Set down each line of the data below exactly as it stands, dropping the pictures.
* Begin Data for this task *
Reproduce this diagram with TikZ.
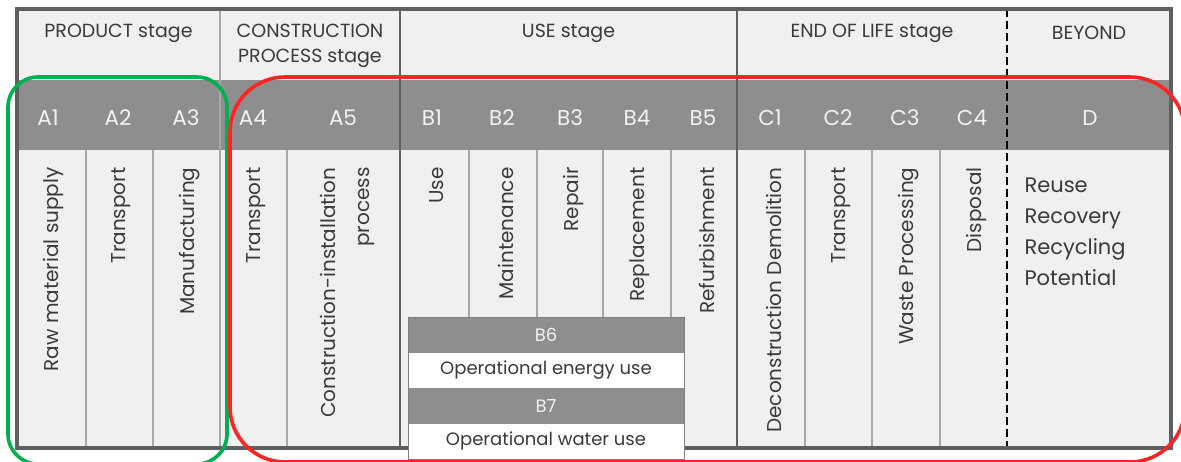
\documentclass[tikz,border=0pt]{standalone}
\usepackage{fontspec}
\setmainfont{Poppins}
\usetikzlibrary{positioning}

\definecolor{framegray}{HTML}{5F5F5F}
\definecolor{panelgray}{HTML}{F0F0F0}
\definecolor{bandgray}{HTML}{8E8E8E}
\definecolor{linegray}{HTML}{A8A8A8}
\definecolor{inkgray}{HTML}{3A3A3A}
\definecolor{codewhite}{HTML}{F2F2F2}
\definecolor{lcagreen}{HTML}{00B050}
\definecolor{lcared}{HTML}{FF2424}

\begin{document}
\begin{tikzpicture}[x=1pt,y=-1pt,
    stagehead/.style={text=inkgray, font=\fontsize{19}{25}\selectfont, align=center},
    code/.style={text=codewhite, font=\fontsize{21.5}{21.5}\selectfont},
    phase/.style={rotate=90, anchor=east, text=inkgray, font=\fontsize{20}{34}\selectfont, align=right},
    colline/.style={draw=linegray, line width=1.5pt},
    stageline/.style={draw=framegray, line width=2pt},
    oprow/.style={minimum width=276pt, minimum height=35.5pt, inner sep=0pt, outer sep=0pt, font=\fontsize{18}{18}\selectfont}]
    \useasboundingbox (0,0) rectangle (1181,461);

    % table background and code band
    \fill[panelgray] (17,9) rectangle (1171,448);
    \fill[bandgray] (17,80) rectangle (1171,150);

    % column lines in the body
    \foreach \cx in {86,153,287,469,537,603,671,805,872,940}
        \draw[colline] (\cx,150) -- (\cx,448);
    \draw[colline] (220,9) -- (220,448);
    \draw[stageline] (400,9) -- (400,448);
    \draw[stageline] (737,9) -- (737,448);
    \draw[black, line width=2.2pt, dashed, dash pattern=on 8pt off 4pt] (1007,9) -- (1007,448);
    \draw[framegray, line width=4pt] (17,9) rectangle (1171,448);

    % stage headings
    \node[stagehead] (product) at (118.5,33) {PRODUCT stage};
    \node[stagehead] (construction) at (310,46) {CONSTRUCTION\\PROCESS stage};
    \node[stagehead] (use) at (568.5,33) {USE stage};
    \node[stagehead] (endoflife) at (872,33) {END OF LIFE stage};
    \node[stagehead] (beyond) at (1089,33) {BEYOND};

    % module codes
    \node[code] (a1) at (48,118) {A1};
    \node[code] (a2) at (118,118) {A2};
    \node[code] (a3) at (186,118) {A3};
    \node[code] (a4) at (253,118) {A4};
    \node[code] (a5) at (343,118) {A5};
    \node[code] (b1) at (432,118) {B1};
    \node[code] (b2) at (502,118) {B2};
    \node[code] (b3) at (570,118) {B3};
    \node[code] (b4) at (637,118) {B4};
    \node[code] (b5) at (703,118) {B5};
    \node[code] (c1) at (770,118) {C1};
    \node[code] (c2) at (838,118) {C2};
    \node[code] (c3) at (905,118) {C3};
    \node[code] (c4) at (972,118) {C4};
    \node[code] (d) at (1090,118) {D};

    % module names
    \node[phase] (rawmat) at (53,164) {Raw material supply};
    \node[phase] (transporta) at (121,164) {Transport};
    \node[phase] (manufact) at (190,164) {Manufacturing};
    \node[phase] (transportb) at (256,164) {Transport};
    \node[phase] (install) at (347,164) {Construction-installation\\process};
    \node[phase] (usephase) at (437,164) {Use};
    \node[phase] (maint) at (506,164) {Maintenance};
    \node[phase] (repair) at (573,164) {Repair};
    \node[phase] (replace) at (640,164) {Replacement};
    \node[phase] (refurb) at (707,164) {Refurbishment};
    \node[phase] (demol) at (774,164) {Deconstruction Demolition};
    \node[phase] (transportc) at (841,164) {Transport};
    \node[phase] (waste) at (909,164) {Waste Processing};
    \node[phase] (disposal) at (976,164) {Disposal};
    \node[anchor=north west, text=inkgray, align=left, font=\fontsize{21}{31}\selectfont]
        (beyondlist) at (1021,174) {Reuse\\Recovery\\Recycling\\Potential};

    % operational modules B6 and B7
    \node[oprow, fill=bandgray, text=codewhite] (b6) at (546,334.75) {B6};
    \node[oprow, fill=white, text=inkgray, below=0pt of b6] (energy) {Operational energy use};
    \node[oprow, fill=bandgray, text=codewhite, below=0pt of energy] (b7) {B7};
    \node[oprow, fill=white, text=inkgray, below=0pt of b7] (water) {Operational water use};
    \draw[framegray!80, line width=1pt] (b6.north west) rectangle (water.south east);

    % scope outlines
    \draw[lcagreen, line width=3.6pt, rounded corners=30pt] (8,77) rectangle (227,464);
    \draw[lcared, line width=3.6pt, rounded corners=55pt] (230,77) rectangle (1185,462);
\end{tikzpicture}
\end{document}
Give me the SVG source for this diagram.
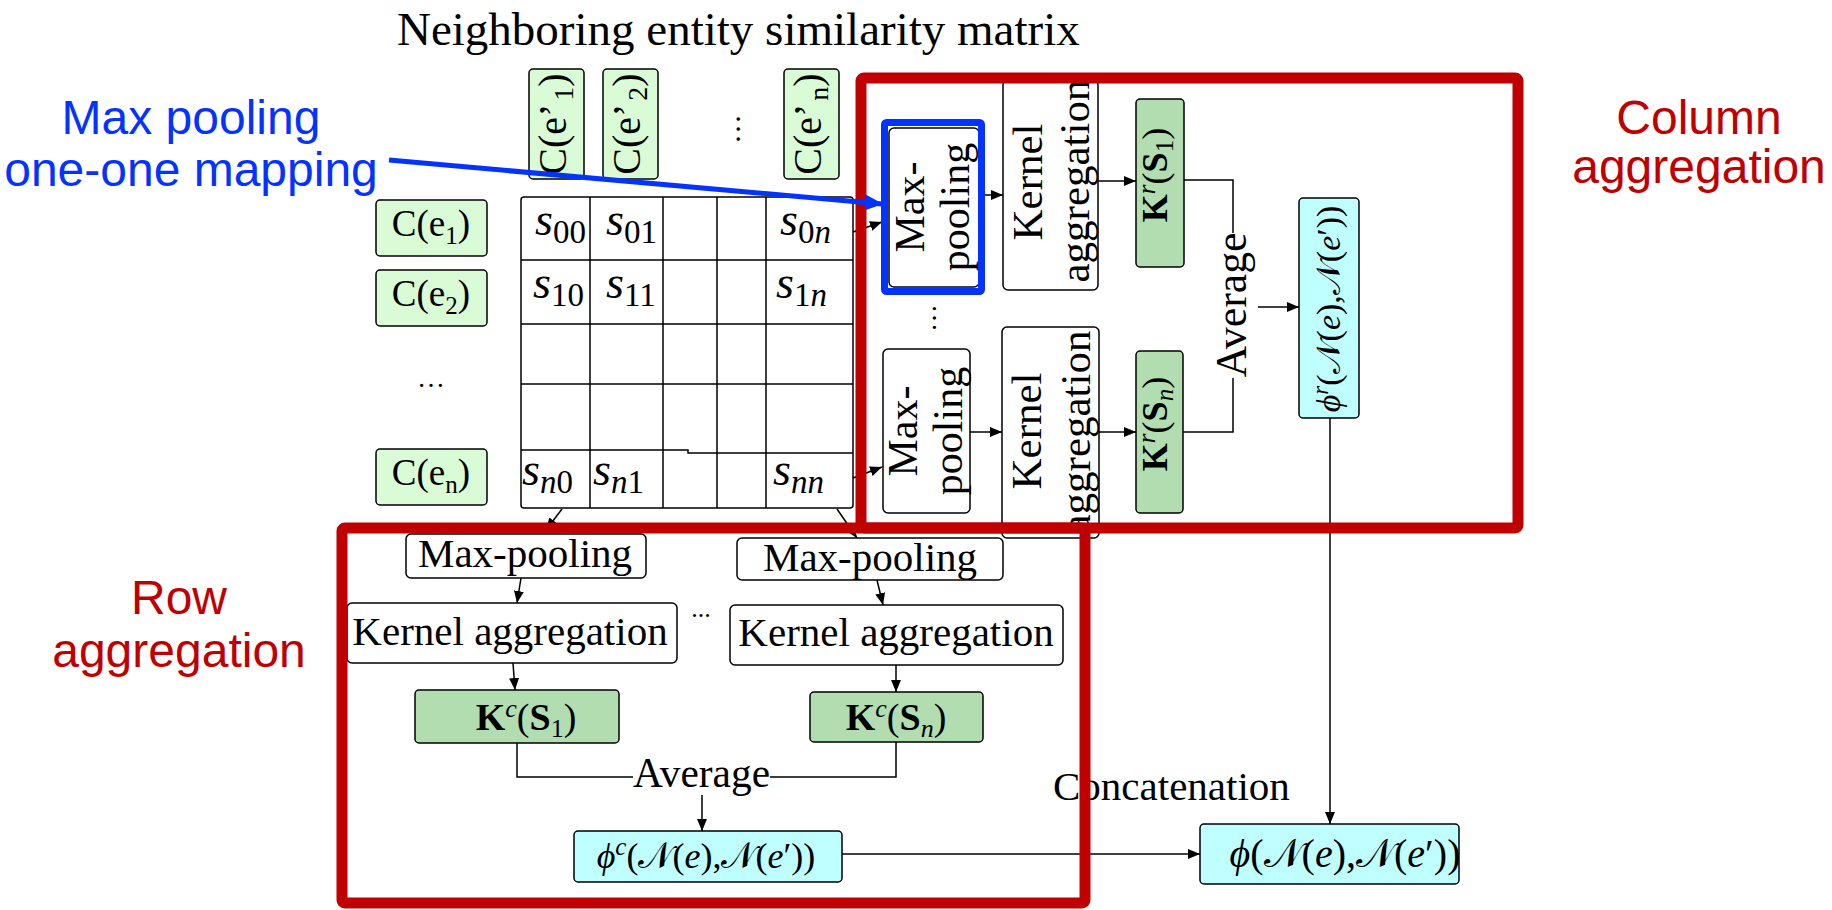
* End Data for this task *
**Reply to the exercise**
Reproduce this diagram with TikZ.
\documentclass[tikz,border=0pt]{standalone}
\usepackage{fontspec}
\setmainfont{Poppins}
\usetikzlibrary{positioning}

\definecolor{framegray}{HTML}{5F5F5F}
\definecolor{panelgray}{HTML}{F0F0F0}
\definecolor{bandgray}{HTML}{8E8E8E}
\definecolor{linegray}{HTML}{A8A8A8}
\definecolor{inkgray}{HTML}{3A3A3A}
\definecolor{codewhite}{HTML}{F2F2F2}
\definecolor{lcagreen}{HTML}{00B050}
\definecolor{lcared}{HTML}{FF2424}

\begin{document}
\begin{tikzpicture}[x=1pt,y=-1pt,
    stagehead/.style={text=inkgray, font=\fontsize{19}{25}\selectfont, align=center},
    code/.style={text=codewhite, font=\fontsize{21.5}{21.5}\selectfont},
    phase/.style={rotate=90, anchor=east, text=inkgray, font=\fontsize{20}{34}\selectfont, align=right},
    colline/.style={draw=linegray, line width=1.5pt},
    stageline/.style={draw=framegray, line width=2pt},
    oprow/.style={minimum width=276pt, minimum height=35.5pt, inner sep=0pt, outer sep=0pt, font=\fontsize{18}{18}\selectfont}]
    \useasboundingbox (0,0) rectangle (1181,461);

    % table background and code band
    \fill[panelgray] (17,9) rectangle (1171,448);
    \fill[bandgray] (17,80) rectangle (1171,150);

    % column lines in the body
    \foreach \cx in {86,153,287,469,537,603,671,805,872,940}
        \draw[colline] (\cx,150) -- (\cx,448);
    \draw[colline] (220,9) -- (220,448);
    \draw[stageline] (400,9) -- (400,448);
    \draw[stageline] (737,9) -- (737,448);
    \draw[black, line width=2.2pt, dashed, dash pattern=on 8pt off 4pt] (1007,9) -- (1007,448);
    \draw[framegray, line width=4pt] (17,9) rectangle (1171,448);

    % stage headings
    \node[stagehead] (product) at (118.5,33) {PRODUCT stage};
    \node[stagehead] (construction) at (310,46) {CONSTRUCTION\\PROCESS stage};
    \node[stagehead] (use) at (568.5,33) {USE stage};
    \node[stagehead] (endoflife) at (872,33) {END OF LIFE stage};
    \node[stagehead] (beyond) at (1089,33) {BEYOND};

    % module codes
    \node[code] (a1) at (48,118) {A1};
    \node[code] (a2) at (118,118) {A2};
    \node[code] (a3) at (186,118) {A3};
    \node[code] (a4) at (253,118) {A4};
    \node[code] (a5) at (343,118) {A5};
    \node[code] (b1) at (432,118) {B1};
    \node[code] (b2) at (502,118) {B2};
    \node[code] (b3) at (570,118) {B3};
    \node[code] (b4) at (637,118) {B4};
    \node[code] (b5) at (703,118) {B5};
    \node[code] (c1) at (770,118) {C1};
    \node[code] (c2) at (838,118) {C2};
    \node[code] (c3) at (905,118) {C3};
    \node[code] (c4) at (972,118) {C4};
    \node[code] (d) at (1090,118) {D};

    % module names
    \node[phase] (rawmat) at (53,164) {Raw material supply};
    \node[phase] (transporta) at (121,164) {Transport};
    \node[phase] (manufact) at (190,164) {Manufacturing};
    \node[phase] (transportb) at (256,164) {Transport};
    \node[phase] (install) at (347,164) {Construction-installation\\process};
    \node[phase] (usephase) at (437,164) {Use};
    \node[phase] (maint) at (506,164) {Maintenance};
    \node[phase] (repair) at (573,164) {Repair};
    \node[phase] (replace) at (640,164) {Replacement};
    \node[phase] (refurb) at (707,164) {Refurbishment};
    \node[phase] (demol) at (774,164) {Deconstruction Demolition};
    \node[phase] (transportc) at (841,164) {Transport};
    \node[phase] (waste) at (909,164) {Waste Processing};
    \node[phase] (disposal) at (976,164) {Disposal};
    \node[anchor=north west, text=inkgray, align=left, font=\fontsize{21}{31}\selectfont]
        (beyondlist) at (1021,174) {Reuse\\Recovery\\Recycling\\Potential};

    % operational modules B6 and B7
    \node[oprow, fill=bandgray, text=codewhite] (b6) at (546,334.75) {B6};
    \node[oprow, fill=white, text=inkgray, below=0pt of b6] (energy) {Operational energy use};
    \node[oprow, fill=bandgray, text=codewhite, below=0pt of energy] (b7) {B7};
    \node[oprow, fill=white, text=inkgray, below=0pt of b7] (water) {Operational water use};
    \draw[framegray!80, line width=1pt] (b6.north west) rectangle (water.south east);

    % scope outlines
    \draw[lcagreen, line width=3.6pt, rounded corners=30pt] (8,77) rectangle (227,464);
    \draw[lcared, line width=3.6pt, rounded corners=55pt] (230,77) rectangle (1185,462);
\end{tikzpicture}
\end{document}
Give me the SVG source for this diagram.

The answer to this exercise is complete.